As soon as the fields dried up I started walking Cody in the back 40 instead of down the road. There are a couple reasons for this. First, he drags me on the end of his leash down the road, making it a rather unpleasant experience. Secondly, he loves to run off leash, like a young pup instead of a geriatric pooch. I showed him the electric fence and told him every time to stay away from it. Does he listen? No. Of course, he probably can’t hear me either. And he has no short-term memory to speak of.
I wonder if he will remember the fence next time we go out. I hope so. Anything strong enough to stop a bull in its tracks cannot be safe for a dog.

The Farmer read my column last week.
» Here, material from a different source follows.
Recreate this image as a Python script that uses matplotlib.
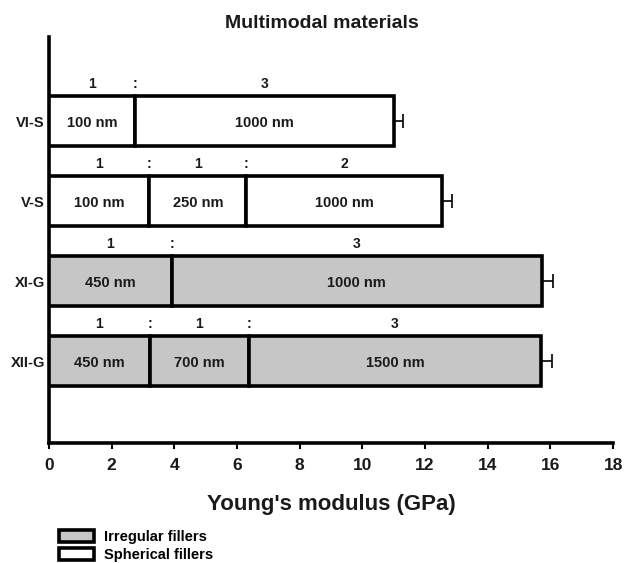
import matplotlib
matplotlib.use("Agg")
import matplotlib.pyplot as plt
from matplotlib.patches import Patch

plt.rcParams['font.family'] = ['Liberation Sans', 'DejaVu Sans']
plt.rcParams['font.weight'] = 'bold'

# Data (top to bottom in the picture)
samples = ["VI-S", "V-S", "XI-G", "XII-G"]
segments = [
    [2.76, 8.24],
    [3.2, 3.1, 6.25],
    [3.92, 11.8],
    [3.22, 3.16, 9.32],
]
seg_labels = [
    ["100 nm", "1000 nm"],
    ["100 nm", "250 nm", "1000 nm"],
    ["450 nm", "1000 nm"],
    ["450 nm", "700 nm", "1500 nm"],
]
ratios = [
    ["1", "3"],
    ["1", "1", "2"],
    ["1", "3"],
    ["1", "1", "3"],
]
filler_type = ["Spherical", "Spherical", "Irregular", "Irregular"]
errors = [0.28, 0.3, 0.35, 0.35]

colors = {"Irregular": "#c6c6c6", "Spherical": "white"}
tc = '#1a1a1a'

fig = plt.figure(figsize=(6.25, 5.63), dpi=100)
ax = fig.add_axes([0.0784, 0.2131, 0.9026, 0.7209])

n = len(samples)
ypos = [n - 1 - i for i in range(n)]
h = 0.625
lw = 2.6

for i, (y, segs) in enumerate(zip(ypos, segments)):
    left = 0.0
    for j, w in enumerate(segs):
        ax.barh(y, w, left=left, height=h, color=colors[filler_type[i]],
                edgecolor='black', linewidth=lw, zorder=3)
        ax.text(left + w / 2, y - 0.02, seg_labels[i][j], ha='center', va='center',
                fontsize=10.5, fontweight='bold', color=tc, zorder=4)
        ax.text(left + w / 2, y + 0.46, ratios[i][j], ha='center', va='center',
                fontsize=10, fontweight='bold', color=tc)
        if j > 0:
            ax.text(left, y + 0.46, ":", ha='center', va='center',
                    fontsize=10, fontweight='bold', color=tc)
        left += w
    ax.errorbar(left, y, xerr=[[0], [errors[i]]], fmt='none', ecolor='black',
                elinewidth=1.2, capsize=5, capthick=1.2, zorder=2)

ax.set_xlim(0, 18)
ax.set_ylim(-1.025, 4.05)
ax.set_xticks(range(0, 19, 2))
ax.set_xticklabels([str(v) for v in range(0, 19, 2)], fontsize=12.5, fontweight='bold', color=tc)
ax.set_yticks(ypos)
ax.set_yticklabels(samples, fontsize=10.5, fontweight='bold', color=tc)
ax.tick_params(axis='y', length=0, pad=3)
ax.tick_params(axis='x', length=4, width=1.5, pad=7)
for s in ['top', 'right']:
    ax.spines[s].set_visible(False)
for s in ['left', 'bottom']:
    ax.spines[s].set_linewidth(2.6)

ax.set_xlabel("Young's modulus (GPa)", fontsize=16, fontweight='bold', labelpad=15, color=tc)
fig.text(0.515, 0.958, "Multimodal materials", ha='center', va='center',
         fontsize=14, fontweight='bold', color=tc)

handles = [Patch(facecolor=colors["Irregular"], edgecolor='black', linewidth=2.6, label="Irregular fillers"),
           Patch(facecolor=colors["Spherical"], edgecolor='black', linewidth=2.6, label="Spherical fillers")]
fig.legend(handles=handles, loc='lower left', bbox_to_anchor=(0.094, 0.0), frameon=False,
           prop={'size': 10.5, 'weight': 'bold'}, handlelength=2.4, handleheight=0.9,
           labelspacing=0.3, handletextpad=0.65, borderpad=0.05, borderaxespad=0.0)

fig.savefig("out.png", dpi=100)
He pointed out that a sheep does not have a herd, but a flock. Well of course I knew that. I just momentarily forgot. Like when I say I’m going to the garden to pick some salad. Of course I mean lettuce. You get the gist of it. These columns are stories; not documentation of knowledge of any kind. But I argued, if the man who cares for the sheep is a shep-herd, why can’t you call a group of sheep a herd? He isn’t called a shep-flock. Besides, I don’t pretend to know what I’m talking about. I’m an Accidental Farmwife, remember? Not a real farmwife. Can’t even bake a pie.